The two scripture readings that I am using tomorrow bookend the life of Jesus. In Luke 2:33-35 we hear the following somber news after Simeon blesses Jesus. In context, Jesus was brought to the Temple by his parents. Simeon was overjoyed that the long-awaited Messiah had finally come and he was alive to see it.
And the child’s father and mother were amazed at what was being said about him. Then Simeon blessed them and said to his mother Mary, “This child is destined for the falling and the rising of many in Israel, and to be a sign that will be opposed so that the inner thoughts of many will be revealed—and a sword will pierce your own soul too.” – Luke 2:33-35
Can you imagine? As I think about Mary hearing the last part of the blessing on top of all that she had heard at Jesus’s birth I am overwhelmed! A sword will pierce your own soul too!
As we remember the birth narrative, we can see how Mary’s life with Joseph didn’t exactly begin normally. They didn’t have a typical betrothal. The gossip must have flown around as she began to show and as the story of God overshadowing her came out. At one point, Joseph even considered quietly divorcing her. Yet God interceded through the angelic visitors and they found their way forward as a couple.
In the birth narrative, following the visits of the Shepherds and their stories of angels, she pondered all that she had seen and heard in her heart. Forty days later the family goes to the Temple for what should be the standard purification of Mary following the birth of Jesus. Joseph and Mary were also supposed to present and dedicate their first-born son to God in order to fulfill the law in Exodus 13.
As I said earlier, when the 40-day old infant Jesus was presented to Simeon and he immediately proclaimed his joy in a very familiar passage of Scripture.
Simeon took him into his arms and blessed God: God, you can now release your servant; release me in peace as you promised. With my own eyes I’ve seen your salvation; it’s now out in the open for everyone to see: A God-revealing light to the non-Jewish nations, and of glory for your people Israel. – Luke 2:29-32 (The Message Translation)
There was so much for Mary to ponder in those early days. There would be so much more to ponder as Jesus grew from a baby to a young boy and finally into a man. Yet lurking in the back of her mind must have been the words of Simeon: a sword will pierce your own soul too.
Scripture is quiet when it comes to the growing up years of Jesus. After the incident in the Temple where the twelve-year-old Jesus was amazing the religious leaders, we hear nothing about his life until he appears as a part of the crowd following John the Baptist and asks John to baptize him.
The three years of Jesus’s public ministry must have provided much to contemplate and be concerned about for his mother. More and more was poured into her heart as she followed Jesus, listened to his teaching, and watched the miracles.
Yet in the end, as the road led to Jerusalem for the final time her heart must have been heavy. As the intrigue unfolded did she remember the words of Simeon? Did she feel a pain and a piercing beginning in her heart?

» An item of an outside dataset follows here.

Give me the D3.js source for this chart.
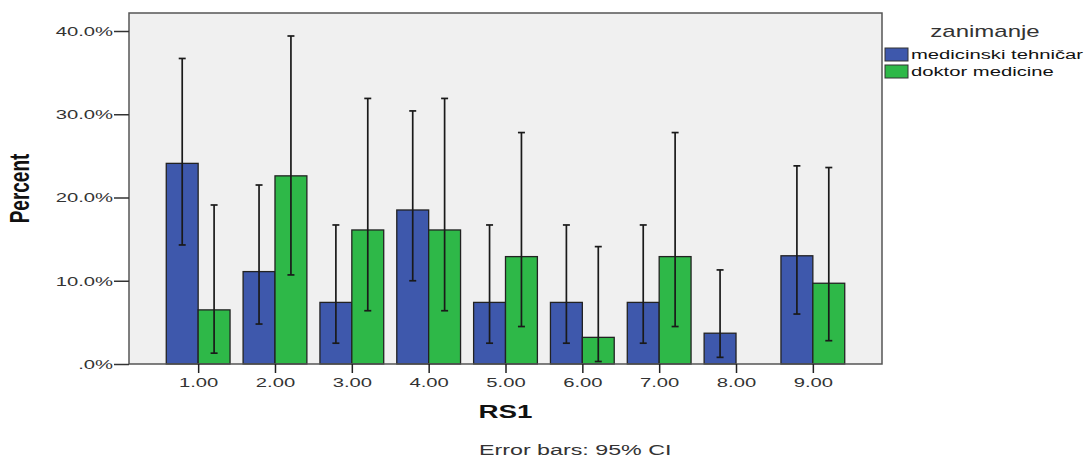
<!DOCTYPE html>
<html>
<head>
<meta charset="utf-8">
<script src="https://cdn.jsdelivr.net/npm/d3@7"></script>
<style>
  body { margin: 0; background: #fff; }
  svg { display: block; font-family: Arial, "Liberation Sans", sans-serif; }
</style>
</head>
<body>
<svg id="chart" width="1088" height="459"></svg>
<script>
(function () {
    'use strict';

    // data (percent)
    const categories = ['1.00', '2.00', '3.00', '4.00', '5.00', '6.00', '7.00', '8.00', '9.00'];
    const seriesNames = ['medicinski tehničar', 'doktor medicine'];
    const tehValues = [24.1, 11.1, 7.4, 18.5, 7.4, 7.4, 7.4, 3.7, 13.0];
    const tehLow = [14.3, 4.8, 2.5, 10.0, 2.5, 2.5, 2.5, 0.8, 6.0];
    const tehHigh = [36.7, 21.5, 16.7, 30.4, 16.7, 16.7, 16.7, 11.3, 23.8];
    const drValues = [6.5, 22.6, 16.1, 16.1, 12.9, 3.2, 12.9, 0, 9.7];
    const drLow = [1.3, 10.7, 6.4, 6.4, 4.5, 0.3, 4.5, null, 2.8];
    const drHigh = [19.1, 39.4, 31.9, 31.9, 27.8, 14.1, 27.8, null, 23.6];
    const yTicks = [0, 10, 20, 30, 40];

    const colors = ['#3e58ac', '#2eb848'];
    const sx = 1.5; // the reference text is stretched horizontally

    const pl = { left: 129, right: 882, top: 13, bottom: 364 };
    const sv = d3.select('#chart');

    const x = d3.scalePoint().domain(categories).range([pl.left, pl.right]).padding(0.9);
    const bw = x.step() * 0.415;
    const xi = d3.scaleBand().domain(seriesNames).range([-bw, bw]);
    const y = d3.scaleLinear().domain([0, 40]).range([pl.bottom, 31]);

    const rows = categories.map((c, i) => [
        { cat: c, s: seriesNames[0], v: tehValues[i], lo: tehLow[i], hi: tehHigh[i] },
        { cat: c, s: seriesNames[1], v: drValues[i], lo: drLow[i], hi: drHigh[i] }
    ]).flat();

    // plot background
    sv.append('rect')
        .attr('x', pl.left).attr('y', pl.top)
        .attr('width', pl.right - pl.left).attr('height', pl.bottom - pl.top)
        .attr('fill', '#f0f0f0');

    // bars
    sv.append('g').selectAll('rect')
        .data(rows.filter(d => d.v > 0))
        .enter().append('rect')
        .attr('x', d => x(d.cat) + xi(d.s))
        .attr('y', d => y(d.v))
        .attr('width', xi.bandwidth())
        .attr('height', d => y(0) - y(d.v))
        .attr('fill', d => colors[seriesNames.indexOf(d.s)])
        .attr('stroke', '#222')
        .attr('stroke-width', 1.3);

    // error bars
    const eb = sv.append('g').attr('stroke', '#1a1a1a').attr('stroke-width', 1.7);
    const ebData = rows.filter(d => d.lo !== null);
    const cx = d => x(d.cat) + xi(d.s) + xi.bandwidth() / 2;
    eb.selectAll('.v').data(ebData).enter().append('line')
        .attr('x1', cx).attr('x2', cx)
        .attr('y1', d => y(d.lo)).attr('y2', d => y(d.hi));
    eb.selectAll('.t').data(ebData).enter().append('line')
        .attr('x1', d => cx(d) - 3.5).attr('x2', d => cx(d) + 3.5)
        .attr('y1', d => y(d.hi)).attr('y2', d => y(d.hi));
    eb.selectAll('.b').data(ebData).enter().append('line')
        .attr('x1', d => cx(d) - 3.5).attr('x2', d => cx(d) + 3.5)
        .attr('y1', d => y(d.lo)).attr('y2', d => y(d.lo));

    // frame
    sv.append('rect')
        .attr('x', pl.left).attr('y', pl.top)
        .attr('width', pl.right - pl.left).attr('height', pl.bottom - pl.top)
        .attr('fill', 'none').attr('stroke', '#555').attr('stroke-width', 1.5);

    // y axis
    const ya = sv.append('g')
        .attr('transform', `translate(${pl.left},0)`)
        .call(d3.axisLeft(y).tickValues(yTicks).tickSize(15)
            .tickFormat(d => d === 0 ? '.0%' : d.toFixed(1) + '%'));
    ya.select('.domain').remove();
    ya.selectAll('line').attr('stroke', '#333').attr('stroke-width', 1.5);
    ya.selectAll('text')
        .attr('x', -16 / sx)
        .attr('transform', `scale(${sx},1)`)
        .style('font-size', '13.5px')
        .attr('fill', '#333');

    // x axis
    const xa = sv.append('g')
        .attr('transform', `translate(0,${pl.bottom})`)
        .call(d3.axisBottom(x).tickSize(9));
    xa.select('.domain').remove();
    xa.selectAll('line').attr('stroke', '#222').attr('stroke-width', 1.5);
    xa.selectAll('text')
        .attr('y', 13)
        .attr('transform', `scale(${sx},1)`)
        .style('font-size', '13.5px')
        .attr('fill', '#333');

    // axis titles
    sv.append('text')
        .attr('transform', `translate(29,${(pl.top + pl.bottom) / 2}) scale(${sx},1) rotate(-90)`)
        .attr('text-anchor', 'middle')
        .style('font-size', '19px')
        .style('font-weight', 'bold')
        .attr('fill', '#111')
        .text('Percent');

    sv.append('text')
        .attr('transform', `translate(${(pl.left + pl.right) / 2},418) scale(${sx},1)`)
        .attr('text-anchor', 'middle')
        .style('font-size', '18.5px')
        .style('font-weight', 'bold')
        .attr('fill', '#111')
        .text('RS1');

    sv.append('text')
        .attr('transform', `translate(479,455) scale(${sx},1)`)
        .style('font-size', '15.5px')
        .attr('fill', '#333')
        .text('Error bars: 95% CI');

    // legend
    const le = sv.append('g');
    le.append('text')
        .attr('transform', `translate(985,37) scale(${sx},1)`)
        .attr('text-anchor', 'middle')
        .style('font-size', '16px')
        .attr('fill', '#333')
        .text('zanimanje');

    const li = le.selectAll('.li').data(seriesNames).enter().append('g')
        .attr('transform', (d, i) => `translate(885,${48 + i * 17})`);
    li.append('rect')
        .attr('width', 23).attr('height', 13)
        .attr('fill', (d, i) => colors[i])
        .attr('stroke', '#333').attr('stroke-width', 1);
    li.append('text')
        .attr('transform', `translate(26,11) scale(${sx},1)`)
        .style('font-size', '13.5px')
        .attr('fill', '#111')
        .text(d => d);
})();
</script>
</body>
</html>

The second reading from John 19:25b-30 is, I believe where her heart was pierced and broken as she watched her son dying an agonizing death on the cross. I can’t even imagine the pain as Jesus looked down from the cross and said goodbye to his mother. Yet in the midst of the pain, there was a loving and tender moment as he made sure that the woman who had given birth to him and raised him would be cared for.
Meanwhile, standing near the cross of Jesus were his mother, and his mother’s sister, Mary the wife of Clopas, and Mary Magdalene. When Jesus saw his mother and the disciple whom he loved standing beside her, he said to his mother, “Woman, here is your son.” Then he said to the disciple, “Here is your mother.” And from that hour the disciple took her into his own home. – John 19:25b-27
The story has come full circle and now, with her son dying on the cross, her heart was pierced in a way it had never been pierced before. It was with this woman that I spent so much time reflecting in the Chapel at Spring Hill College. As I used the Ignatian practice of placing myself into the story, I felt her pain in a way I had never done before. During that week, I came to know Mary in a way that I hadn’t in the majority of my years in ministry.
As I looked into her eyes, I saw the pain and the peace. A wise woman who was forced to learn such harsh lessons at an early age. A woman who had to watch helplessly as the Empire executed her son. A woman who had to watch as the faith community turned its back on Jesus, and in essence, on her as well.
As I sat with her in the Chapel and as I have continued to do ever since, I felt a peace that I didn’t expect. As I sat with her, I heard her say “I am not God. I am the Mother of Jesus. Don’t worship me. Listen to me and learn from my story.”
May we do that as we consider Mary and the place she holds in the life of Jesus and in our own faith journey as well.